■ **DIRECTIONS**: Beginning with the first line of the data below, reproduce every line unchanged, ending with the line that holds "import * as".

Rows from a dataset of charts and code
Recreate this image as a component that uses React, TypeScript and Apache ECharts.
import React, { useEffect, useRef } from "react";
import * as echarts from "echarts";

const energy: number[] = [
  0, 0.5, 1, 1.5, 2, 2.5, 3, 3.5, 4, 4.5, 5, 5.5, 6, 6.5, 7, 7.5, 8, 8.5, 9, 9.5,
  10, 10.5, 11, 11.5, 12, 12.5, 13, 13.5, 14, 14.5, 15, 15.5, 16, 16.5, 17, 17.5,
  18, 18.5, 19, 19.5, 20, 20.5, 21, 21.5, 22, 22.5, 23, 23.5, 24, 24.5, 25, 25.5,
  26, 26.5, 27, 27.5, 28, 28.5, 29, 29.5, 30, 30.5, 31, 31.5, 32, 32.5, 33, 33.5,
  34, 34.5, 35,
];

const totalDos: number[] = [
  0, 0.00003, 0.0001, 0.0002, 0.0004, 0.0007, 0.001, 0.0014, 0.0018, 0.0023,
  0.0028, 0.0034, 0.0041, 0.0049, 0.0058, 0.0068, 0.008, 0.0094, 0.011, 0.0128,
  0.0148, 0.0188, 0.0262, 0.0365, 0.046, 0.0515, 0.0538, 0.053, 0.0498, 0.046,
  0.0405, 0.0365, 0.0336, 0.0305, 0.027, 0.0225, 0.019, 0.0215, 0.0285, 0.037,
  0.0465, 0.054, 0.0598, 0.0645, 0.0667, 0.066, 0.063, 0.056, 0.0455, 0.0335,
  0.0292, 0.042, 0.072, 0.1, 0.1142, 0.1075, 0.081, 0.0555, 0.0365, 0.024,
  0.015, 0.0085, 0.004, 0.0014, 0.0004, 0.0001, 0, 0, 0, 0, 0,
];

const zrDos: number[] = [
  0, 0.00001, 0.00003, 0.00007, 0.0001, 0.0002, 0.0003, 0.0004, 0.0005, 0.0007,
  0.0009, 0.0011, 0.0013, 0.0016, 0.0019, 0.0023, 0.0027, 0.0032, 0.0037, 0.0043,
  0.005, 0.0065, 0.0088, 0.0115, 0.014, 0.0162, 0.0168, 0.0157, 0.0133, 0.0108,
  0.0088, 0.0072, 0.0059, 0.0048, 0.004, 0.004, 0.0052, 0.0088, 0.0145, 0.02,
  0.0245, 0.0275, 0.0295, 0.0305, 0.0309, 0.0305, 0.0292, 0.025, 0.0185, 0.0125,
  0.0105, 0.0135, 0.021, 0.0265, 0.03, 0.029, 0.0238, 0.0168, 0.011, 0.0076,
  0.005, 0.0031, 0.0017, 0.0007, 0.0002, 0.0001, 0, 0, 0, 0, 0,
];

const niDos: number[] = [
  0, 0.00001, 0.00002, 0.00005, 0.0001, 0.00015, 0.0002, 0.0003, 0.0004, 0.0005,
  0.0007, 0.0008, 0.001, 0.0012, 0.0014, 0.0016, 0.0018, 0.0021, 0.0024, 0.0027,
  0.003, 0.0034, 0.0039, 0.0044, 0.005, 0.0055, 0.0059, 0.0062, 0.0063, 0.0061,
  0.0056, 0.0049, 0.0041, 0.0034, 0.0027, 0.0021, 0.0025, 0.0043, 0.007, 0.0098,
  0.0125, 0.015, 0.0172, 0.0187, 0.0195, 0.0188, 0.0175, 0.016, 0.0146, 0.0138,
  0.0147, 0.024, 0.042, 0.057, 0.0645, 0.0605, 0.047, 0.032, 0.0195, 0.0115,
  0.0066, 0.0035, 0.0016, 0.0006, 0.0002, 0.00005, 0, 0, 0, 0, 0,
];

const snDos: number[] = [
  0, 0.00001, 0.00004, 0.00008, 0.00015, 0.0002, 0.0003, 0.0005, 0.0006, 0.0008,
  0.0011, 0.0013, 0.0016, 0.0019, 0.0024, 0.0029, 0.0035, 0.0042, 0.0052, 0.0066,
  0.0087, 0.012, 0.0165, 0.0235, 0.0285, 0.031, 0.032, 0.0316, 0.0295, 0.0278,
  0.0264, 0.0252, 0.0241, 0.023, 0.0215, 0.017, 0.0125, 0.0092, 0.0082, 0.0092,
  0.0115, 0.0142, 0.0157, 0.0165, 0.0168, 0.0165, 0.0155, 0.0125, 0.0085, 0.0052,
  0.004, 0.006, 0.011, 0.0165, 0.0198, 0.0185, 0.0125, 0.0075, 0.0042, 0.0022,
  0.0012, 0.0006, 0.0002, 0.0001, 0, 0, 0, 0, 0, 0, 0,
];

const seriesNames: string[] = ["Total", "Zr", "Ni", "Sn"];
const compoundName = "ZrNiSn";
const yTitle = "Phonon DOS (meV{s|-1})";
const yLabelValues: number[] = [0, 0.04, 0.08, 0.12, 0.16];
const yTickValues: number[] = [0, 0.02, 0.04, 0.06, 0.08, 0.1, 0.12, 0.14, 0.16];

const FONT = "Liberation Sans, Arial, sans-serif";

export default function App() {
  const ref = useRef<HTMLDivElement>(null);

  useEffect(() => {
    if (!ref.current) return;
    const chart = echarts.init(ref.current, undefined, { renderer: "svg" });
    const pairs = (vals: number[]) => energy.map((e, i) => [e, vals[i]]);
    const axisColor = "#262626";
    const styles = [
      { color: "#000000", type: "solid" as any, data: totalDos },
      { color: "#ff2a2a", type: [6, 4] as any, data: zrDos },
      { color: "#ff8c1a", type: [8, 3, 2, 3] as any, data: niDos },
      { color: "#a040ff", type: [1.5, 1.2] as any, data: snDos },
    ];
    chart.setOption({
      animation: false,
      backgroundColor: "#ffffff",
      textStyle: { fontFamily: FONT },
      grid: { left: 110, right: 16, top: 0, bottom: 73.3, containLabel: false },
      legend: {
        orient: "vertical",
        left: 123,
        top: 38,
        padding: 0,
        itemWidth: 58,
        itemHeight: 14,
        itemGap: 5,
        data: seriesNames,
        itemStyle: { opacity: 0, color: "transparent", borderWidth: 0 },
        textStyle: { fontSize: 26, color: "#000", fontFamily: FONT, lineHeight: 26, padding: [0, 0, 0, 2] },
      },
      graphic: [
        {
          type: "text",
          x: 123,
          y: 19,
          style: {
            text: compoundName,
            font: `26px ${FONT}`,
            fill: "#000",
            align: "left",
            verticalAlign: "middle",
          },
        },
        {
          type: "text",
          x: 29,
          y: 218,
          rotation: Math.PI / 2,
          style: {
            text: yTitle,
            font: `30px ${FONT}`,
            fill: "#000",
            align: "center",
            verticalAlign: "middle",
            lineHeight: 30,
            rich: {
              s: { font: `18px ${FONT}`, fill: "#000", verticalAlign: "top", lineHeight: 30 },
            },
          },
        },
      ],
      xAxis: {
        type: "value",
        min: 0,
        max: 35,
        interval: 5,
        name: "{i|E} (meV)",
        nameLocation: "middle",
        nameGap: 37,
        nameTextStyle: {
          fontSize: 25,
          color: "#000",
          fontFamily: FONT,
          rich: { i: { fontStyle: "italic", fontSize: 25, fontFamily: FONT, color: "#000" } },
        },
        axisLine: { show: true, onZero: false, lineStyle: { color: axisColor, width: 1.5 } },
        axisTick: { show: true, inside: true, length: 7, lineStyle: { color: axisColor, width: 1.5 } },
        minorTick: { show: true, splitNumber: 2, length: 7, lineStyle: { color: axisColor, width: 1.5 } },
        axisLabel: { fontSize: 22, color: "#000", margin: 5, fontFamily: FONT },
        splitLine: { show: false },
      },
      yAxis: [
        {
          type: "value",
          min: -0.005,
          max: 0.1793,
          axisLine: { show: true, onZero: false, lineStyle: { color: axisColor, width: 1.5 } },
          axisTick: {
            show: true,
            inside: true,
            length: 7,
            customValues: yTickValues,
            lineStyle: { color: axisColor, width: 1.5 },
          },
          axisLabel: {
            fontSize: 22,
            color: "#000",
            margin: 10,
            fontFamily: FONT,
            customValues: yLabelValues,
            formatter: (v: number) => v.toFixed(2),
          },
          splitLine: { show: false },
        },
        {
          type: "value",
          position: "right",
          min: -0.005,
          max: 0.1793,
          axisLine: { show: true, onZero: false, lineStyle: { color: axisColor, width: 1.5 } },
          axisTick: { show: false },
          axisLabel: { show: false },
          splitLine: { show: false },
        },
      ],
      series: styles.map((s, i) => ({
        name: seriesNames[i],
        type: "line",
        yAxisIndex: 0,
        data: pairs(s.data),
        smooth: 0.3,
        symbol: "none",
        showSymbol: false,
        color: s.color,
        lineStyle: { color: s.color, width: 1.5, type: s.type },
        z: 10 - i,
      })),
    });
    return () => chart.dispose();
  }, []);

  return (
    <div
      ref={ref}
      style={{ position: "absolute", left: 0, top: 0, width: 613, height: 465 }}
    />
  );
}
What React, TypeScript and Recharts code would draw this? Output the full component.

■ **RESPONSE TO THE EXERCISE**:
Recreate this image as a component that uses React, TypeScript and Apache ECharts.
import React, { useEffect, useRef } from "react";
import * as echarts from "echarts";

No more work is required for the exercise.